Pamekasan (ANTARA News) - Akademisi dari Universitas Madura (Unira) Pamekasan Imadoedin, M.Si menilai, Undang-Undang tentang MPR, DPR, DPRD dan DPD yang telah disahkan oleh lembaga legislatif itu beberapa hari lalu, dinilai menciderai demokrasi di Indonesia.

"Sebab, ada beberapa perubahan yang sangat kontroversi dalam ketentuan itu, salah satunya tentang kritik masyaakat kepada wakil rakyat," ujar Imadoedin seusai acara diskusi dengan perwakilan pengurus Badan Eksekutif Mahasiswa (BEM) se- Jawa Timur di Pamekasan, Minggu malam.

"Imad" sapaan karib Imadoedin itu lebih lanjut menjelaskan, di UU MD3 yang baru disahkan itu, wakil rakyat seolah antikritik dengan menempatkan pasal penghinaan.

Padahal, sebagai kepanjangan tangan masyarakat untuk menyampaikan aspirasi di lembaga legislatif, DPR semestinya terbuka, sehingga tidak perlu diatur secara khusus mengenai kritik masyarakat yang disampaikan kepada wakil rakyat tersebut.

"Ini kan jauh dari status sebagai perwakilan.

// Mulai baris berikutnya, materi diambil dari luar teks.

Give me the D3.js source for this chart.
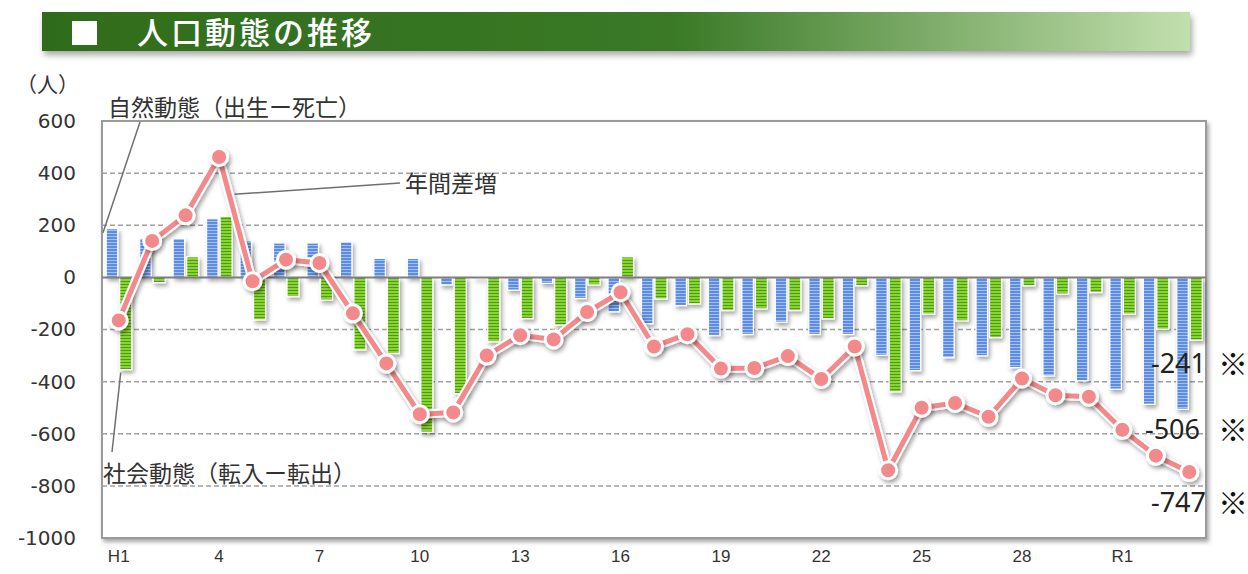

Padahal DPR dipilih oleh rakyat, dan seharusnya mereka menempatkan diri sebagai wakil dan pelayan rakyat," katanya.

Selain itu, yang juga dinilai tidak wajar terkait dengan Undang-Undang MD3 oleh akademisi Fakultas Ilmu Administrasi Negera (FIA) Unira Pamekasan itu, tentang pemanggilan anggota DPR yang terlibat dalam kasus tindak pidana khusus.

Di Undang-Undang itu, disebutkan bahwa bagi anggota DPR, DPRD dan DPD yang terlibat dalam kasus tindak pidana khusus, masih harus berdasarkan persetujuan presiden.

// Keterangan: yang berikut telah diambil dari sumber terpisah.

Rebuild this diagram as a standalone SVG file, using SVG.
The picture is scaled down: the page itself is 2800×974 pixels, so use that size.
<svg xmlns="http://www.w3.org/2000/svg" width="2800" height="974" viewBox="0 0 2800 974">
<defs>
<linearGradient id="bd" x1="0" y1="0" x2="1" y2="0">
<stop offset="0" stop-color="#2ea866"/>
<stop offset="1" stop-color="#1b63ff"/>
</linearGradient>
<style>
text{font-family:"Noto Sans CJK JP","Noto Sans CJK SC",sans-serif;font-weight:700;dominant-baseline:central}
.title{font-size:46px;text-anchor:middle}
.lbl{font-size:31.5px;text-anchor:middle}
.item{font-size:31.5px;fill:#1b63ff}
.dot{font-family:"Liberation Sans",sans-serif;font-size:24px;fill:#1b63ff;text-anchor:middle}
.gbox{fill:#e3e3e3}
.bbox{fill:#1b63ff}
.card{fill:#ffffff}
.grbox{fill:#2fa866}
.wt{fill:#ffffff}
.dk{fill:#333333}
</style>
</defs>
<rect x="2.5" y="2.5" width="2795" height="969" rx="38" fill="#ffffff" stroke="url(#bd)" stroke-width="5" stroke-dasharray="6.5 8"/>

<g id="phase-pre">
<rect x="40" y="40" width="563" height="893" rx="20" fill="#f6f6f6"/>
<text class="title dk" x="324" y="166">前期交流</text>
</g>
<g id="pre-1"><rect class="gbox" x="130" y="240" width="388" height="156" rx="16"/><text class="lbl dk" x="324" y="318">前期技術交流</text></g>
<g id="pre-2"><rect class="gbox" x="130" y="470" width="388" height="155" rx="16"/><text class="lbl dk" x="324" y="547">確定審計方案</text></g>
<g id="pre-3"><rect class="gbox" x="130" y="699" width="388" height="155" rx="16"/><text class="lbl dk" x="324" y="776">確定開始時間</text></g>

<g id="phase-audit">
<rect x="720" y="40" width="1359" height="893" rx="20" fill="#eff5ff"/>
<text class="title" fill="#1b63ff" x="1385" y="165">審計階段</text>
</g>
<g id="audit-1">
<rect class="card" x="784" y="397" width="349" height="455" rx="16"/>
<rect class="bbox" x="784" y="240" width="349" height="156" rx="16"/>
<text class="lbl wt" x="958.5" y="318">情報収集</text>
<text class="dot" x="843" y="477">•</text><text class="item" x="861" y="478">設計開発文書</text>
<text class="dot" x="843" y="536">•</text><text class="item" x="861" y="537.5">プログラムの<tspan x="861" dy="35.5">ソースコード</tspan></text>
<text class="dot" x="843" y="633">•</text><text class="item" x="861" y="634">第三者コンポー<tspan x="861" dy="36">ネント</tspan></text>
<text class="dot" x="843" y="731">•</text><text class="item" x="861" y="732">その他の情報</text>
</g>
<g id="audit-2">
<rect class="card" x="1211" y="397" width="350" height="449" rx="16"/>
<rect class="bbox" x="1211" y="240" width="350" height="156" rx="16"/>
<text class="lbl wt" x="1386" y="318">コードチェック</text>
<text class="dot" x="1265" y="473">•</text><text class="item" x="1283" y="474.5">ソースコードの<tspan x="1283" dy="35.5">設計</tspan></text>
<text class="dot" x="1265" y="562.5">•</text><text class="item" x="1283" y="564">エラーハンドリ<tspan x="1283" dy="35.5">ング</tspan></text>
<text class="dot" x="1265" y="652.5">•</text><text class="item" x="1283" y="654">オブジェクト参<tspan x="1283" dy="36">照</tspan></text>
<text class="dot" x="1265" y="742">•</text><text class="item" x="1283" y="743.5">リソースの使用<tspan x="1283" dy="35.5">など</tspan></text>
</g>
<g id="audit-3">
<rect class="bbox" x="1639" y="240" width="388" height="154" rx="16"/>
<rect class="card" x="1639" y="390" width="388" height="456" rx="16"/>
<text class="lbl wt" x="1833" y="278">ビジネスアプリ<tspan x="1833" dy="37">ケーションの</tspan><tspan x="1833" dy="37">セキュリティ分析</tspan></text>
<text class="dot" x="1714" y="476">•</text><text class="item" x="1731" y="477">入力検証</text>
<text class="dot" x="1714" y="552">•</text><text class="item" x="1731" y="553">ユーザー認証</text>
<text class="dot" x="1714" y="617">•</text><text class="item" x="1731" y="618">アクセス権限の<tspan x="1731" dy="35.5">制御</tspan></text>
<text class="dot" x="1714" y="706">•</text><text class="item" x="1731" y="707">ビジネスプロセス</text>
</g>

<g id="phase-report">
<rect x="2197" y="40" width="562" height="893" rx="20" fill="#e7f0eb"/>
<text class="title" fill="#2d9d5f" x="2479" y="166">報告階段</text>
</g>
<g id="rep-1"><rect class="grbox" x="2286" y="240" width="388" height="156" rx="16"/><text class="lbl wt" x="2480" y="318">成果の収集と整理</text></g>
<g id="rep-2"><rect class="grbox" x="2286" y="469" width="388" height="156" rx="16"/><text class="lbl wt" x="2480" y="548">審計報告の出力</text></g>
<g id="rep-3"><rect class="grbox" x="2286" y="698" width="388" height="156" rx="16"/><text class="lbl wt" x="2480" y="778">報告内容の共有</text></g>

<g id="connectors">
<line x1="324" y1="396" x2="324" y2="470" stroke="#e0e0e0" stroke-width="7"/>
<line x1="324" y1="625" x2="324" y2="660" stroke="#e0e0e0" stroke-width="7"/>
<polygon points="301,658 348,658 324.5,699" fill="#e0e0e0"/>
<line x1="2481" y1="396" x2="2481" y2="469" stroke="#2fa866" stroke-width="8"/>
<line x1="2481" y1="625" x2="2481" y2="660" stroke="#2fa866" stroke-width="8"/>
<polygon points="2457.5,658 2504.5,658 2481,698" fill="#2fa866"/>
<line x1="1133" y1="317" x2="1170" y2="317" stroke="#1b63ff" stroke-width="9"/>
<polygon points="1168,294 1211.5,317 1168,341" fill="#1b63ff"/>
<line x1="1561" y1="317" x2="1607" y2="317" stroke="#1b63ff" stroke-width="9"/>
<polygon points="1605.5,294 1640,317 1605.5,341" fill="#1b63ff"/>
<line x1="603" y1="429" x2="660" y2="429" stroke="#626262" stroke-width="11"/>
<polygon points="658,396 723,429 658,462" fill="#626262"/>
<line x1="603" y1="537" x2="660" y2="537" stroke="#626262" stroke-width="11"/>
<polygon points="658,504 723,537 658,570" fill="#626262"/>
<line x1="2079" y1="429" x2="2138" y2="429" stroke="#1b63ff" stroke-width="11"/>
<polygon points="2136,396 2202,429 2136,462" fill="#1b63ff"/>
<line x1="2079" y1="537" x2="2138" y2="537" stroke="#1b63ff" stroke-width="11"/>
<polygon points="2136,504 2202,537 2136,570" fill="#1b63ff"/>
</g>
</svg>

Padahal, untuk kasus tindak pidana khusus, seperti korupsi dan penyalahgunaan narkoba, pemeriksaan oleh petugas tidak perlu meminta izin kepada presiden.

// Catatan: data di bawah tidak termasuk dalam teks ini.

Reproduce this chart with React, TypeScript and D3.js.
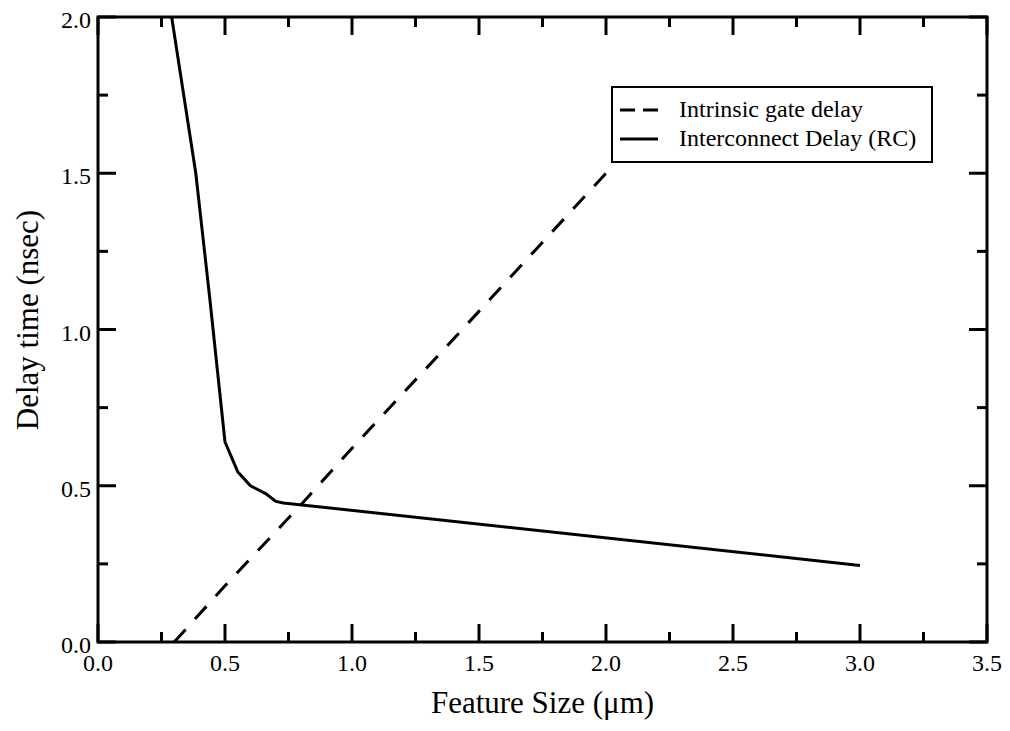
import React from "react";
import * as d3 from "d3";

// Intrinsic gate delay vs. feature size (dashed)
const gateSize = [0.3, 0.5, 0.8, 1.0, 1.4, 2.0];
const gateDelay = [0.0, 0.18, 0.44, 0.62, 0.97, 1.5];

// Interconnect RC delay vs. feature size (solid)
const rcSize = [0.29, 0.385, 0.44, 0.5, 0.55, 0.6, 0.66, 0.7, 0.73, 3.0];
const rcDelay = [2.0, 1.5, 1.1, 0.64, 0.545, 0.5, 0.475, 0.45, 0.445, 0.245];

const xMajor = [0, 0.5, 1.0, 1.5, 2.0, 2.5, 3.0, 3.5];
const xMinor = [0.25, 0.75, 1.25, 1.75, 2.25, 2.75, 3.25];
const yMajor = [0, 0.5, 1.0, 1.5, 2.0];
const yMinor = [0.25, 0.75, 1.25, 1.75];

const legendLabels = ["Intrinsic gate delay", "Interconnect Delay (RC)"];

const W = 1010;
const H = 731;
const left = 98;
const right = 987;
const top = 17;
const bottom = 642;
const FONT = "'Liberation Serif', 'Times New Roman', serif";

export default function App() {
  const x = d3.scaleLinear().domain([0, 3.5]).range([left, right]);
  const y = d3.scaleLinear().domain([0, 2.0]).range([bottom, top]);

  const line = d3
    .line<[number, number]>()
    .x((d) => x(d[0]))
    .y((d) => y(d[1]));

  const gatePts = gateSize.map((s, i) => [s, gateDelay[i]] as [number, number]);
  const rcPts = rcSize.map((s, i) => [s, rcDelay[i]] as [number, number]);

  const majorLen = 18;
  const minorLen = 10;
  const fmt = d3.format(".1f");

  return (
    <svg
      width={W}
      height={H}
      style={{ position: "absolute", left: 0, top: 0, background: "#fff" }}
      fontFamily={FONT}
    >
      <rect x={0} y={0} width={W} height={H} fill="#fff" />
      <defs>
        <clipPath id="plotArea">
          <rect x={left} y={top} width={right - left} height={bottom - top} />
        </clipPath>
      </defs>

      {/* data lines */}
      <g clipPath="url(#plotArea)" fill="none" stroke="#000" strokeWidth={3}>
        <path d={line(gatePts) || ""} strokeDasharray="17 14" />
        <path d={line(rcPts) || ""} strokeLinejoin="round" />
      </g>

      {/* ticks on all four sides, pointing inward */}
      <g stroke="#000" strokeWidth={3}>
        {xMajor.map((v) => (
          <g key={"xM" + v}>
            <line x1={x(v)} x2={x(v)} y1={bottom} y2={bottom - majorLen} />
            <line x1={x(v)} x2={x(v)} y1={top} y2={top + majorLen} />
          </g>
        ))}
        {xMinor.map((v) => (
          <g key={"xm" + v}>
            <line x1={x(v)} x2={x(v)} y1={bottom} y2={bottom - minorLen} />
            <line x1={x(v)} x2={x(v)} y1={top} y2={top + minorLen} />
          </g>
        ))}
        {yMajor.map((v) => (
          <g key={"yM" + v}>
            <line x1={left} x2={left + majorLen} y1={y(v)} y2={y(v)} />
            <line x1={right} x2={right - majorLen} y1={y(v)} y2={y(v)} />
          </g>
        ))}
        {yMinor.map((v) => (
          <g key={"ym" + v}>
            <line x1={left} x2={left + minorLen} y1={y(v)} y2={y(v)} />
            <line x1={right} x2={right - minorLen} y1={y(v)} y2={y(v)} />
          </g>
        ))}
      </g>

      {/* frame */}
      <rect
        x={left}
        y={top}
        width={right - left}
        height={bottom - top}
        fill="none"
        stroke="#000"
        strokeWidth={3}
      />

      {/* tick labels */}
      <g fontSize={24} fill="#000">
        {xMajor.map((v) => (
          <text key={"xl" + v} x={x(v)} y={671} textAnchor="middle">
            {fmt(v)}
          </text>
        ))}
        {yMajor.map((v) => (
          <text key={"yl" + v} x={91} y={y(v) + 11} textAnchor="end">
            {fmt(v)}
          </text>
        ))}
      </g>

      {/* axis titles */}
      <text x={(left + right) / 2} y={713} textAnchor="middle" fontSize={31} fill="#000">
        Feature Size (μm)
      </text>
      <text
        transform={`translate(38, 320) rotate(-90)`}
        textAnchor="middle"
        fontSize={31}
        fill="#000"
      >
        Delay time (nsec)
      </text>

      {/* legend */}
      <g>
        <rect x={612} y={87} width={320} height={75} fill="#fff" stroke="#000" strokeWidth={2} />
        <line x1={620} x2={658} y1={110} y2={110} stroke="#000" strokeWidth={3} strokeDasharray="15 8" />
        <line x1={620} x2={658} y1={139} y2={139} stroke="#000" strokeWidth={3} />
        <text x={679} y={117} fontSize={24} fill="#000">
          {legendLabels[0]}
        </text>
        <text x={679} y={146} fontSize={24} fill="#000">
          {legendLabels[1]}
        </text>
      </g>
    </svg>
  );
}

"Jadi undang-undang ini, seolah memberikan gambaran kepada kita, hanya untuk memperkuat posisi DPR, bukan untuk kemaslahan dan kesinambungan komunikasi lagi," katanya.

Dengan demikian, sambung mantan aktivis Himpunan Mahasiswa Islam (HMI) Cabang Pamekasan ini, Undang-Undang MD3 perlu dievaluasi ulang.

"Yang menurut saya aneh di UU MD3 ini adalah tentang penambahan pimpinan DPR yang hanya berlaku saat saja," katanya, menjelaskan.

Bahkan, Imad curiga, Undang-Undang tersebut sengaja dibuat, untuk kepentingan kelompok tertentu, bukan demi kemaslahatan rakyat dan bangsa Indonesia dalam jangka panjang.

Dosen Ilmu Politik Unira ini lebih lanjut meminta Badan Eksekutif Mahasiswa (BEM) dan organisasi ekstra kampus hendaknya mengkaji dan menyikapi hal itu.

Imad mengatakan, ada beberapa cara yang bisa dilakukan, apabila UU MD3 yang telah diputuskan di DPR itu ingin diubah, yakni dengan melakukan gerakan dari para insan kampus, atau mendesak Presiden RI segera mengeluarkan Peraturan Pengganti Undang-Undang (Perpu).